Serve with freshly grated Parmigiano-Reggiano or Asiago.

Saturday, April 4, 2009

Comfort Food!

Still waiting for spring here, it's been cold and rainy, not to mention windy, so that would mean comfort food for one night. I like roasting the whole turkey for some reason, even though no one in my house will eat the legs, wings or thighs, but turkey breasts were on sale so I gave it a go.






Besides falling over and nothing really stayed in the cavity, it came out great! I usually stuff a whole Turkey with a an orange, throw in some garlic cloves and some shallots, and some butter or margarine in between the skin on the breasts. No basting, just roast at 350 until the thermometer is at temperature. Of course there have been times when dinner has been at 8:30, not so comforting when you're starving. With no legs or wings, this bird cooked pretty quickly. My rack cracked so I couldn't use it, you can see the line where the skin didn't crisp, but otherwise, a perfect Turkey dinner.

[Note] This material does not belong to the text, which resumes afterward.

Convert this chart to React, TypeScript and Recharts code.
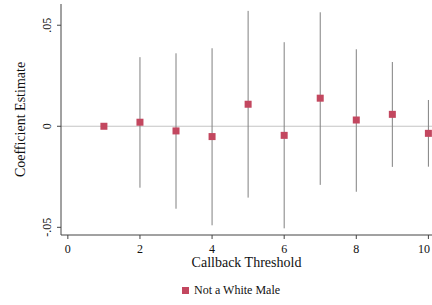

Turkey, peas and mashed potatoes with gravy.



Simple Roast Turkey

Roll a navel orange around on the counter to squish it and get it juicy! Poke some holes in it with a fork. Rinse the turkey inside and out. and pat dry. Add herbs, shallots, onions, garlic, whatever you like in the cavity, I throw a tablespoon of butter in there, too. Then stuff the orange in and you can tie the legs closed with butcher string or not. Put your fingers between the skin and the breast and loosen the skin up and squish some butter or margarine in between. Season with salt and pepper. Use a roasting pan with a rack, breast side up, and tent with foil. The orange and the butter will keep the bird moist. You don't have to baste. Take the foil off the last hour or so of roasting. Let it rest for a while before you start slicing. The drippings make really good gravy. There's no taste of orange, it just keeps the meat moist.